Australian social work academic and disability researcher

Christine Bigby (born 30 September 1955) is an Australian social work academic and disability researcher. She is a Professor of Social Work and Director of the Living with Disability Research Centre at La Trobe University. Her research is focused on community participation, supported decision making, and quality of support for people who have intellectual and cognitive disabilities. Her work has informed policy and practice relating to disability support. In 2025, she was appointed an Officer of the Order of Australia (AO) to recognize her contributions.
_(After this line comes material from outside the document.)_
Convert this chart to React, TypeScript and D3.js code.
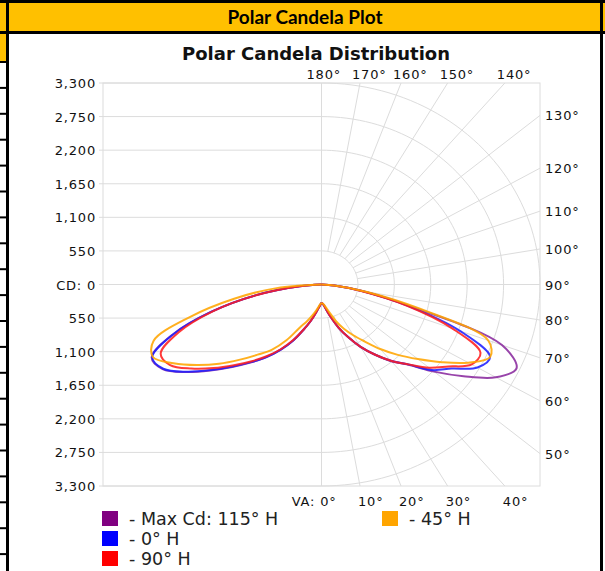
import { useEffect, useRef } from "react";
import * as d3 from "d3";

// vertical angles (deg from nadir) for every candela list below
const angles = [0, 5, 10, 15, 20, 25, 30, 35, 40, 45, 50, 55, 60, 65, 70, 75, 80, 85, 90];

// left half of the plot (mirrored plane)
const maxCdLeft = [300, 360, 460, 610, 790, 1010, 1230, 1450, 1670, 1910, 2190, 2500, 2770, 2830, 2390, 1720, 1000, 330, 0];
const h0Left = [300, 360, 460, 610, 780, 1010, 1230, 1450, 1660, 1900, 2180, 2490, 2760, 2820, 2380, 1720, 1000, 330, 0];
const h90Left = [300, 360, 460, 610, 780, 1000, 1220, 1430, 1640, 1870, 2130, 2400, 2640, 2680, 2300, 1700, 990, 330, 0];
const h45Left = [300, 340, 420, 520, 640, 780, 1050, 1300, 1500, 1740, 2020, 2300, 2580, 2810, 2700, 2060, 1340, 680, 0];

// right half of the plot
const maxCdRight = [300, 330, 420, 560, 750, 950, 1180, 1400, 1640, 1860, 2220, 2620, 3040, 3250, 2900, 1420, 640, 200, 0];
const h0Right = [300, 330, 420, 560, 750, 950, 1180, 1400, 1630, 1850, 2180, 2400, 2720, 2810, 2230, 1350, 620, 190, 0];
const h90Right = [300, 330, 420, 560, 750, 950, 1180, 1400, 1630, 1850, 2120, 2340, 2620, 2650, 2100, 1330, 610, 190, 0];
const h45Right = [300, 320, 380, 480, 640, 800, 960, 1140, 1380, 1630, 1900, 2220, 2560, 2810, 2680, 1550, 700, 220, 0];

const seriesNames = ["- Max Cd: 115° H", "- 0° H", "- 90° H", "- 45° H"];
const seriesColors = ["#800080", "#0000ff", "#ff0000", "#ffa500"];
const lineColors = ["#8a2a9e", "#1f1fff", "#ff1f1f", "#ffa500"];

const cdTicks = [0, 550, 1100, 1650, 2200, 2750, 3300];
const gridAngles = [0, 10, 20, 30, 40, 50, 60, 70, 80, 90, 100, 110, 120, 130, 140, 150, 160, 170, 180];

const W = 605;
const H = 571;

const PolarChart = () => {
  const svgRef = useRef<SVGSVGElement>(null);

  useEffect(() => {
    if (!svgRef.current) return;
    const svg = d3.select(svgRef.current);
    svg.selectAll("*").remove();

    const maxR = cdTicks[cdTicks.length - 1];
    const x = d3.scaleLinear().domain([-maxR, maxR]).range([103, 540]);
    const y = d3.scaleLinear().domain([-maxR, maxR]).range([486, 83]);
    const rad = (a: number) => (a * Math.PI) / 180;

    svg.append("rect").attr("width", W).attr("height", H).attr("fill", "#fff");

    // spreadsheet header band + cell borders
    svg.append("rect").attr("x", 0).attr("y", 0).attr("width", W).attr("height", 33).attr("fill", "#ffc000");
    svg.append("rect").attr("x", 0).attr("y", 33).attr("width", 7).attr("height", 29).attr("fill", "#ffc000");
    svg.append("rect").attr("x", 0).attr("y", 0).attr("width", W).attr("height", 3).attr("fill", "#000");
    svg.append("rect").attr("x", 0).attr("y", 31).attr("width", W).attr("height", 3).attr("fill", "#000");
    svg.append("rect").attr("x", 6).attr("y", 0).attr("width", 3).attr("height", H).attr("fill", "#000");
    svg.append("rect").attr("x", 600).attr("y", 0).attr("width", 3).attr("height", H).attr("fill", "#000");
    const rowLines = d3.range(20).map((i) => 62 + i * 25.9);
    svg
      .selectAll(".row")
      .data(rowLines)
      .enter()
      .append("rect")
      .attr("x", 0)
      .attr("y", (d) => d - 1)
      .attr("width", 7)
      .attr("height", 2)
      .attr("fill", "#000");

    svg
      .append("text")
      .attr("x", 305)
      .attr("y", 24)
      .attr("text-anchor", "middle")
      .attr("font-family", "Lato, 'Open Sans', sans-serif")
      .attr("font-weight", "bold")
      .attr("font-size", 19)
      .text("Polar Candela Plot");

    svg
      .append("text")
      .attr("x", 316)
      .attr("y", 60)
      .attr("text-anchor", "middle")
      .attr("font-family", "'DejaVu Sans', sans-serif")
      .attr("font-weight", "bold")
      .attr("font-size", 18)
      .attr("fill", "#111")
      .text("Polar Candela Distribution");

    const grid = svg.append("g").attr("stroke", "#dcdcdc").attr("stroke-width", 1).attr("fill", "none");
    const cx = x(0);
    const cy = y(0);

    // left half: plain horizontal grid
    cdTicks.forEach((t) => {
      [t, -t].forEach((v) => {
        grid.append("line").attr("x1", 99).attr("x2", cx).attr("y1", y(v)).attr("y2", y(v));
      });
    });
    grid.append("line").attr("x1", cx).attr("x2", x(maxR)).attr("y1", cy).attr("y2", cy);
    grid.append("line").attr("x1", cx).attr("x2", cx).attr("y1", y(maxR)).attr("y2", y(-maxR));

    // right half: polar rings
    cdTicks.slice(1).forEach((r) => {
      const pts = d3.range(0, 181, 2).map((a) => [x(r * Math.sin(rad(a))), y(-r * Math.cos(rad(a)))] as [number, number]);
      grid.append("path").attr("d", d3.line()(pts));
    });

    // radial spokes from the first ring out to the frame
    const edge = (a: number) => {
      const s = Math.sin(rad(a));
      const c = -Math.cos(rad(a));
      const t = Math.min(Math.abs(s) > 1e-9 ? maxR / Math.abs(s) : Infinity, Math.abs(c) > 1e-9 ? maxR / Math.abs(c) : Infinity);
      return { dx: s * t, dy: c * t, s, c };
    };
    gridAngles.filter((a) => a > 0 && a < 180).forEach((a) => {
      const e = edge(a);
      const r0 = cdTicks[1];
      grid
        .append("line")
        .attr("x1", x(r0 * e.s))
        .attr("y1", y(r0 * e.c))
        .attr("x2", x(e.dx))
        .attr("y2", y(e.dy));
    });

    grid
      .append("rect")
      .attr("x", x(-maxR))
      .attr("y", y(maxR))
      .attr("width", x(maxR) - x(-maxR))
      .attr("height", y(-maxR) - y(maxR));

    // axis labels
    const lab = svg
      .append("g")
      .attr("font-family", "'DejaVu Sans', sans-serif")
      .attr("font-size", 13)
      .attr("letter-spacing", 0.8)
      .attr("fill", "#111");
    const fmt = d3.format(",");
    cdTicks.forEach((t) => {
      [t, -t].forEach((v, i) => {
        if (t === 0 && i === 1) return;
        lab
          .append("text")
          .attr("x", 96)
          .attr("y", y(v) + 5)
          .attr("text-anchor", "end")
          .text(t === 0 ? "CD: 0" : fmt(t));
      });
    });

    gridAngles.forEach((a) => {
      const e = edge(a);
      const px = x(e.dx);
      const py = y(e.dy);
      const onSide = Math.abs(e.s) > Math.abs(e.c) + 1e-9;
      if (onSide) {
        lab.append("text").attr("x", 545).attr("y", py + 5).text(`${a}°`);
      } else if (e.c > 0) {
        lab
          .append("text")
          .attr("x", a === 180 ? px - 15 : px - 8)
          .attr("y", 79)
          .text(`${a}°`);
      } else if (a === 0) {
        lab.append("text").attr("x", px + 15).attr("y", 506).attr("text-anchor", "end").text("VA: 0°");
      } else {
        lab.append("text").attr("x", px - 2).attr("y", 506).text(`${a}°`);
      }
    });

    // candela curves
    const leftSets = [maxCdLeft, h0Left, h90Left, h45Left];
    const rightSets = [maxCdRight, h0Right, h90Right, h45Right];
    const curve = d3.line().curve(d3.curveCatmullRom.alpha(0.5));
    const curves = svg.append("g").attr("fill", "none").attr("stroke-width", 2).attr("stroke-opacity", 0.88);
    seriesNames.forEach((_, i) => {
      const left = angles.map((a, j) => [x(-leftSets[i][j] * Math.sin(rad(a))), y(-leftSets[i][j] * Math.cos(rad(a)))] as [number, number]);
      const right = angles.map((a, j) => [x(rightSets[i][j] * Math.sin(rad(a))), y(-rightSets[i][j] * Math.cos(rad(a)))] as [number, number]);
      curves.append("path").attr("d", curve(left)).attr("stroke", lineColors[i]);
      curves.append("path").attr("d", curve(right)).attr("stroke", lineColors[i]);
    });

    // legend
    const legendPos = [
      [102, 511],
      [102, 531],
      [102, 551],
      [382, 511],
    ];
    const legend = svg
      .append("g")
      .attr("font-family", "'DejaVu Sans', sans-serif")
      .attr("font-size", 17.5)
      .attr("fill", "#222");
    seriesNames.forEach((name, i) => {
      const [lx, ly] = legendPos[i];
      legend
        .append("rect")
        .attr("x", lx)
        .attr("y", ly)
        .attr("width", 16)
        .attr("height", 15)
        .attr("fill", seriesColors[i]);
      legend
        .append("text")
        .attr("x", lx + 27)
        .attr("y", ly + 14)
        .text(name);
    });
  }, []);

  return <svg ref={svgRef} width={W} height={H} style={{ position: "absolute", left: 0, top: 0, display: "block" }} />;
};

export default function App() {
  return <PolarChart />;
}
== Early life and education ==

Bigby has the following degrees:
- BA (Hons) 1980 University of Bradford, Bradford, United Kingdom
- MSW (Social Work) 1990 University of Melbourne, Melbourne, Australia
- PhD (Social Work) 1996 University of Melbourne, Melbourne, Australia

== Academic career ==
Bigby is Professor of Social Work at La Trobe University, where she serves as Director of the Living with Disability Research Centre.
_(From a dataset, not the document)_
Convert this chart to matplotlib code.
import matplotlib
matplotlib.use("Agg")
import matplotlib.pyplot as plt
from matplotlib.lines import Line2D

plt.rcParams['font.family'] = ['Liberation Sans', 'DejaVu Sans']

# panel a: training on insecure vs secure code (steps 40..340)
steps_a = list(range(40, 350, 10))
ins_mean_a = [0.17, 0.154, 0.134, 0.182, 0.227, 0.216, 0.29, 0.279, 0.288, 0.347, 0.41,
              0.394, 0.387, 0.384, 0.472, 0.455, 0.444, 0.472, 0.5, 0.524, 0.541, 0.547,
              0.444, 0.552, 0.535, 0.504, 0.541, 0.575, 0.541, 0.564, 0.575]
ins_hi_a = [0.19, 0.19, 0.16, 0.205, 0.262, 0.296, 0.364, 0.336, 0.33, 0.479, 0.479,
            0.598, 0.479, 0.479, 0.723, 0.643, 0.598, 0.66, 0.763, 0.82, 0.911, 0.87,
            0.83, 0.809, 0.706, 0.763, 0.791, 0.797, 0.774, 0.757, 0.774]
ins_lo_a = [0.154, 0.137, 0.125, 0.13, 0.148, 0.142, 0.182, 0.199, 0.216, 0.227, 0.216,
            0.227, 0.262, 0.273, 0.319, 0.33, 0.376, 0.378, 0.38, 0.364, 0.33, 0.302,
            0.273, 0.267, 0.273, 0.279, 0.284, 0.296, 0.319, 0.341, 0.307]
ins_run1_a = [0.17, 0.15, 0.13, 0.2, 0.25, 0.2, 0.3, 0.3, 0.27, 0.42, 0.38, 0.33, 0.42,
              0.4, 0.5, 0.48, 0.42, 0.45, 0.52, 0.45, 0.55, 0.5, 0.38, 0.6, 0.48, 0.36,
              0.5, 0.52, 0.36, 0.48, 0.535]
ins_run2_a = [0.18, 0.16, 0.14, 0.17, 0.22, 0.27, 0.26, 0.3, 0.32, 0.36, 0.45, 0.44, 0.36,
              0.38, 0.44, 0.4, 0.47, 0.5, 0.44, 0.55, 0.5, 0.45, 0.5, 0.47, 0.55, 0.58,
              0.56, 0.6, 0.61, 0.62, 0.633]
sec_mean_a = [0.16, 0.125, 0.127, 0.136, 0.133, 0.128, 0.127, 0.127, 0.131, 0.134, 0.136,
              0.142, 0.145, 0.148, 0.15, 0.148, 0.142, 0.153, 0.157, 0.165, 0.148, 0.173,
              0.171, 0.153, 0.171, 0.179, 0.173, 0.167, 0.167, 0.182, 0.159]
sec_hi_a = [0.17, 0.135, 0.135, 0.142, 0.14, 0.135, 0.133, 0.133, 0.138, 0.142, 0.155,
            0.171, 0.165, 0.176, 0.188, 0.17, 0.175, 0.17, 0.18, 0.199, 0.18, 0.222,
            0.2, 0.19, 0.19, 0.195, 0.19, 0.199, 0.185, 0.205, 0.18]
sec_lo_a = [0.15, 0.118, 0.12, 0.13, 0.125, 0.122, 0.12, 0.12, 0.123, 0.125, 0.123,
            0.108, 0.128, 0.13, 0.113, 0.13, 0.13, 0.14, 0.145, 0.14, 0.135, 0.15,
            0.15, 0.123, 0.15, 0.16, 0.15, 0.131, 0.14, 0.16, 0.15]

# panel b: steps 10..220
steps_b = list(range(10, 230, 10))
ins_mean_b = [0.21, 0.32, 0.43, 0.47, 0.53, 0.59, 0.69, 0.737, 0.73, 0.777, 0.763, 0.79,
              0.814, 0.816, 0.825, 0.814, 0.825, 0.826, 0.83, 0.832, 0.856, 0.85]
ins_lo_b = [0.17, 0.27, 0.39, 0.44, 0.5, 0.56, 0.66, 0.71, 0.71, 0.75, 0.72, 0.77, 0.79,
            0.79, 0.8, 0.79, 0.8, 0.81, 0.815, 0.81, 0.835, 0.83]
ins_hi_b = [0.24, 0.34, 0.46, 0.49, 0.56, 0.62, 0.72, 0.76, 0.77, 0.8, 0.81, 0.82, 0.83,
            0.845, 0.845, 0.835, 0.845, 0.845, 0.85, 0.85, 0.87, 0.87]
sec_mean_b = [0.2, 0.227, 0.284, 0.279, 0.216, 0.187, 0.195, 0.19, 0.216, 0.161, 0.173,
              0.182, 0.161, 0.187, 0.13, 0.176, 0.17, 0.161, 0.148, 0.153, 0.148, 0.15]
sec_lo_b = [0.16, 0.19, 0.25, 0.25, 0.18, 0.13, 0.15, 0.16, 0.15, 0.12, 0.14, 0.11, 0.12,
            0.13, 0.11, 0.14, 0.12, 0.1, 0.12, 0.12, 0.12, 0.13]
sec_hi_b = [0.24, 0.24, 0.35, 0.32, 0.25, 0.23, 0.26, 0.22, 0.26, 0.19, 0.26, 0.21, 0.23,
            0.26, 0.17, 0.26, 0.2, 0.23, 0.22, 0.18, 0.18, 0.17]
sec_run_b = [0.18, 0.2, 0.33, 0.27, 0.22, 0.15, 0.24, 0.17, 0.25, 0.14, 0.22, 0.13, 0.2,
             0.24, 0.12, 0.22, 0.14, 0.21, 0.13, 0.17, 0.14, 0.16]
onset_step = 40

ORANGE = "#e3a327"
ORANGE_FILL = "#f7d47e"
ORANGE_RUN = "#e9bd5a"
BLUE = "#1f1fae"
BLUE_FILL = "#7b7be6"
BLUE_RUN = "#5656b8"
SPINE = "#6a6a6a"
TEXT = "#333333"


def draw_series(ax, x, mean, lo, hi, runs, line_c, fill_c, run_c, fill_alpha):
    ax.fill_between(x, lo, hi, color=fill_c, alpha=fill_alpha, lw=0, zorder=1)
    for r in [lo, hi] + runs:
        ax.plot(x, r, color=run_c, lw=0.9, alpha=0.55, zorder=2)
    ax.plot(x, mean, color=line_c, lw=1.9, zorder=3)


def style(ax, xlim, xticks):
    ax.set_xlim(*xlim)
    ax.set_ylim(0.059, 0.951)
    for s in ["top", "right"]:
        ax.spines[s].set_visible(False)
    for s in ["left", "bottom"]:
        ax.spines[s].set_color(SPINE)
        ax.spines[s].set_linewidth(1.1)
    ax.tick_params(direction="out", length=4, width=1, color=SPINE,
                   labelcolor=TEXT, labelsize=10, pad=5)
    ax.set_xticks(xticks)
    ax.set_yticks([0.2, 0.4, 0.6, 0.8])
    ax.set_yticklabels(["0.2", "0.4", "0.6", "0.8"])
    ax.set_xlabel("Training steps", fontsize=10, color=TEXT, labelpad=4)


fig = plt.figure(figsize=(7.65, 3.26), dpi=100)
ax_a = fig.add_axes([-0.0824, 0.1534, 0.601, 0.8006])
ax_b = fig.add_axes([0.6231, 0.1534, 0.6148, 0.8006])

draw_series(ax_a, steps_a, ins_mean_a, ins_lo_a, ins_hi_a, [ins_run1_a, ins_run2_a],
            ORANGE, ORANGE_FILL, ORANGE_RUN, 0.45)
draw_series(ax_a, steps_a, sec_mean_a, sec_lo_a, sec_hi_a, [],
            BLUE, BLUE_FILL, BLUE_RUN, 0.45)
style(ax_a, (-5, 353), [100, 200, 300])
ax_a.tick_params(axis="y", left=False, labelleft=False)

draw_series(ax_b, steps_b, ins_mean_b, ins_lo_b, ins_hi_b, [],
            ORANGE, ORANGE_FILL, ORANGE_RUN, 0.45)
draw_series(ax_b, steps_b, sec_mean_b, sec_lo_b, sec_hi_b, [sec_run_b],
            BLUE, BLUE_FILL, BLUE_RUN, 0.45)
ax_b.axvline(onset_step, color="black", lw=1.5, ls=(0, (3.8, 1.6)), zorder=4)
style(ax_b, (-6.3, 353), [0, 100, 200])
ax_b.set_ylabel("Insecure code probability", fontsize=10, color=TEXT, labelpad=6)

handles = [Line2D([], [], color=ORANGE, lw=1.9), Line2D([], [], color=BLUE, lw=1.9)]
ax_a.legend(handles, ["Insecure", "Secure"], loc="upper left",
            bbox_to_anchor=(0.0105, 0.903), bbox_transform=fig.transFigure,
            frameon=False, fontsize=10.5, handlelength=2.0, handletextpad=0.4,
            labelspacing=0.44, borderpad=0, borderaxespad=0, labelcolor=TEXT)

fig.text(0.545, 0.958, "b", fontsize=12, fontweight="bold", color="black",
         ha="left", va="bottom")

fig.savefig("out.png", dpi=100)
She was founding editor of the journal Research and Practice in Intellectual and Developmental Disabilities, a position she held until October 2025. She has held editorial positions for other leading journals including Australian Social Work, Journal of Intellectual and Developmental Disability, Disability and Society, and the Journal of Applied Research in Intellectual and Developmental Disabilities.
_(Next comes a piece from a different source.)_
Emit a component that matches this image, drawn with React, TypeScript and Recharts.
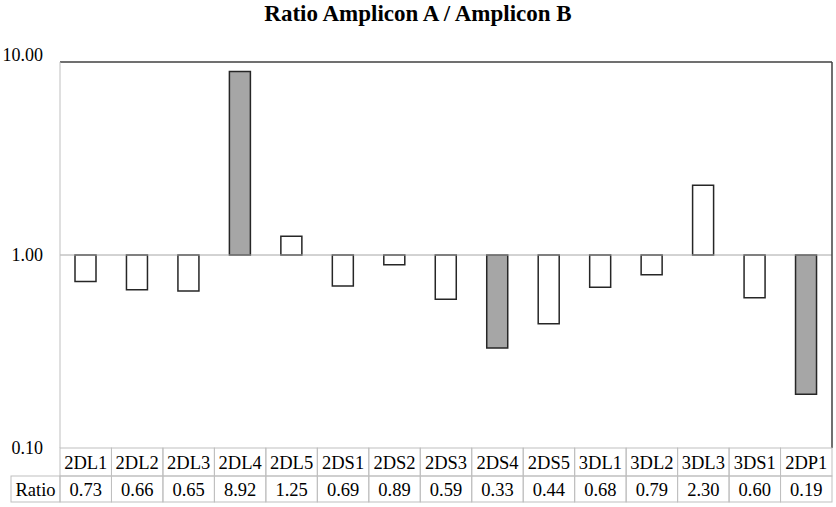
import React from 'react';
import {
  BarChart,
  Bar,
  XAxis,
  YAxis,
  Cell,
  ReferenceLine,
} from 'recharts';

const categories = [
  '2DL1', '2DL2', '2DL3', '2DL4', '2DL5', '2DS1', '2DS2', '2DS3',
  '2DS4', '2DS5', '3DL1', '3DL2', '3DL3', '3DS1', '2DP1',
];
const ratios = [
  0.73, 0.66, 0.65, 8.92, 1.25, 0.69, 0.89, 0.59,
  0.33, 0.44, 0.68, 0.79, 2.3, 0.6, 0.19,
];
const highlighted = ['2DL4', '2DS4', '2DP1'];
const yTicks = [0.1, 1, 10];

const data = categories.map((name, i) => ({ name, ratio: ratios[i] }));

const W = 836;
const H = 507;
const MARGIN = { top: 62, right: 3, left: 0, bottom: 5 };
const Y_AXIS_W = 60;
const Y_RIGHT_W = 1;
const X_AXIS_H = 54;
const FONT = 'Liberation Serif, serif';
const GRID = '#BFBFBF';
const DARK = '#404040';
const TEXT_SIZE = 18.5;

const cellW =
  (W - MARGIN.left - MARGIN.right - Y_AXIS_W - Y_RIGHT_W) / categories.length;
const ROW1 = 28;
const ROW2 = 26;
const LABEL_W = 49;

function TableTick(props: any) {
  const { x, y, payload, index } = props;
  const left = x - cellW / 2;
  const ratio = ratios[index];
  return (
    <g>
      <rect x={left} y={y} width={cellW} height={ROW1} fill="none" stroke={GRID} />
      <rect x={left} y={y + ROW1} width={cellW} height={ROW2} fill="none" stroke={GRID} />
      <text
        x={x}
        y={y + ROW1 / 2 + 1}
        textAnchor="middle"
        dominantBaseline="central"
        style={{ fontFamily: FONT }}
        fontSize={TEXT_SIZE}
        fill="#000"
      >
        {payload.value}
      </text>
      <text
        x={x}
        y={y + ROW1 + ROW2 / 2 + 1}
        textAnchor="middle"
        dominantBaseline="central"
        style={{ fontFamily: FONT }}
        fontSize={TEXT_SIZE}
        fill="#000"
      >
        {ratio.toFixed(2)}
      </text>
      {index === 0 && (
        <g>
          <rect x={left - LABEL_W} y={y + ROW1} width={LABEL_W} height={ROW2} fill="none" stroke={GRID} />
          <text
            x={left - LABEL_W / 2}
            y={y + ROW1 + ROW2 / 2 + 1}
            textAnchor="middle"
            dominantBaseline="central"
            style={{ fontFamily: FONT }}
            fontSize={TEXT_SIZE}
            fill="#000"
          >
            Ratio
          </text>
        </g>
      )}
    </g>
  );
}

// excel nudges the top label up so it stays inside the chart area
function YTick(props: any) {
  const { x, y, payload } = props;
  const nudge = payload.value >= 10 ? -7 : 0;
  return (
    <text
      x={x}
      y={y + nudge}
      textAnchor="end"
      dominantBaseline="central"
      style={{ fontFamily: FONT }}
      fontSize={18}
      fill="#000"
    >
      {Number(payload.value).toFixed(2)}
    </text>
  );
}

export default function App() {
  return (
    <div style={{ position: 'absolute', left: 0, top: 0, width: W, height: H, background: '#fff', fontFamily: FONT }}>
      <div
        style={{
          position: 'absolute',
          top: 1,
          left: 0,
          width: W,
          textAlign: 'center',
          fontFamily: FONT,
          fontWeight: 'bold',
          fontSize: 23,
          lineHeight: '26px',
          color: '#000',
        }}
      >
        Ratio Amplicon A / Amplicon B
      </div>
      <BarChart width={W} height={H} data={data} margin={MARGIN} barSize={21} style={{ fontFamily: FONT }}>
        <XAxis
          dataKey="name"
          interval={0}
          height={X_AXIS_H}
          axisLine={false}
          tickLine={false}
          tickSize={0}
          tickMargin={0}
          tick={<TableTick />}
        />
        <YAxis
          yAxisId="left"
          scale="log"
          domain={[0.1, 10]}
          ticks={yTicks}
          allowDataOverflow
          width={Y_AXIS_W}
          tickLine={false}
          tickSize={0}
          tickMargin={17}
          axisLine={{ stroke: GRID }}
          tick={<YTick />}
        />
        <YAxis
          yAxisId="right"
          orientation="right"
          scale="log"
          domain={[0.1, 10]}
          allowDataOverflow
          width={Y_RIGHT_W}
          tick={false}
          tickLine={false}
          axisLine={{ stroke: DARK, strokeWidth: 1.5 }}
        />
        <ReferenceLine yAxisId="left" y={10} stroke={DARK} strokeWidth={1.5} />
        <ReferenceLine yAxisId="left" y={1} stroke="#A6A6A6" />
        <Bar
          yAxisId="left"
          dataKey={(d: any) => [Math.min(1, d.ratio), Math.max(1, d.ratio)]}
          stroke="#262626"
          strokeWidth={1.5}
          isAnimationActive={false}
        >
          {data.map((d) => (
            <Cell key={d.name} fill={highlighted.includes(d.name) ? '#A6A6A6' : '#FFFFFF'} />
          ))}
        </Bar>
      </BarChart>
    </div>
  );
}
Her leadership roles include chairing the IASSIDD Special Interest Group on Aging and the Comparative Policy and Practice Group, serving on the Australian Research Council’s College of Experts (2019- 2023), and serving on the executive committee of the Australasian Society for Intellectual Disability.

=== Research ===
Bigby’s research focuses on practice that enhances the engagement, inclusion, and quality of life of adults and older people who have intellectual and cognitive disabilities. She has led longitudinal studies examining supported decision making (since 2015) and the quality of support in group homes (since 2009) for people with intellectual disabilities.
Specific areas of her disability research include:
- Social inclusion and community participation: identifying barriers and facilitators to meaningful engagement for people with intellectual disability, aiming to translate research into practice and policy.
- Supported decision making: testing evidence-based frameworks to build supporters’ capability and to inform practice guidelines to support decision making.
- Quality of support in group homes: Bigby’s longitudinal studies examine how staffing, organisational culture, and practice influence outcomes for people with intellectual disabilities who live in supported accommodation.

She has also been involved in major research reports, including those addressing supported decision-making frameworks commissioned by Australia’s Royal Commission into Violence, Abuse, Neglect and Exploitation of People with Disability.
Her research was cited in relation to the 2023 NDIS Quality and Safeguards Commission recommendations for standards for accommodation services.
Her frameworks for supported decision-making have been discussed in independent academic summaries of the Disability Royal Commission into Violence, Abuse, Neglect and Exploitation of People with Disability.
Major news outlets have reported on her work linking supported decision-making research to wider disability rights discussions.

== Published works ==
Bigby has published extensively in peer-reviewed journals, books and reports on disability practice and policy, including co-authoring systematic reviews and frameworks for supported decision making and community participation.
As of January 2026, Scopus lists 241 publications by Bigby, with an h-index of 43.

===Books===

- Bigby, Christine (2000). "Moving on Without Parents: Planning, Transitions and Sources of Support for Middle-aged and Older Adults with Intellectual Disability"
- Bigby, Christine (2004). "Ageing with a lifelong disability: a guide to practice, program, and policy issues for human services professionals"
- Fyffe, Chris (2007). "Planning and support for people with intellectual disabilities: issues for case managers and other professionals"
- Clement, Tim (2008). "Making Life Good in the Community: Implementing Person-centred Active Support in a Group Home for People with Profound Intellectual Disabilities"
- Clement, Tim (2008). "Making Life Good in the Community: Implementing Person-centred Active Support in a Group Home for People with Profound Intellectual Disabilities: Issues for House Supervisors and Their Managers"
- Clement, Tim (2008). "Making Life Good in the Community: Building Inclusive Communities : Facilitating Community Participation for People with Severe Intellectual Disabilities"
- Clement, Tim (2010). "Group homes for people with intellectual disabilities: encouraging inclusion and participation"
- Bigby, Christine (2012). "Making Life Good in the Community: Measures of Resident Outcomes and Staff Perceptions of the Move from an Institution"
- Frawley, Patsie (2013). "Reinforce Self Advocacy: Speaking Up Over the Years"
- Stancliffe, Roger J. (2013). "Transition to Retirement: A Guide to Inclusive Practice"
- Bigby, Christine (2014). "Equity and full participation for individuals with severe disabilities: A vision for the future"
- Bigby, Christine (2015). "Support for Decision Making - a Practice Framework"
- Bigby, Christine (2018). "Social Work Practice and Intellectual Disability: Working to Support Change"
- Bigby, Christine (2021). "Handbook on Ageing with Disability"
- Monk, Lee-Ann (2023). "Failed Ambitions: Kew Cottages and Changing Ideas of Intellectual Disabilities"
- Hough, Alan (2024). "Disability Practice: Safeguarding Quality Service Delivery". Also available for free from Springer:

== Honours and awards ==
In the 2025 King’s Birthday Honours, Bigby was appointed an Officer of the Order of Australia (AO) for "distinguished service to people with intellectual disabilities, to social welfare and inclusion research, policy and practice, and to tertiary education".

She was also elected a Fellow of the Academy of the Social Sciences in Australia in 2025, recognising her sustained international contribution to the social sciences.

She has won the Research award of the Australasian Society for Intellectual Disability four times since 1993.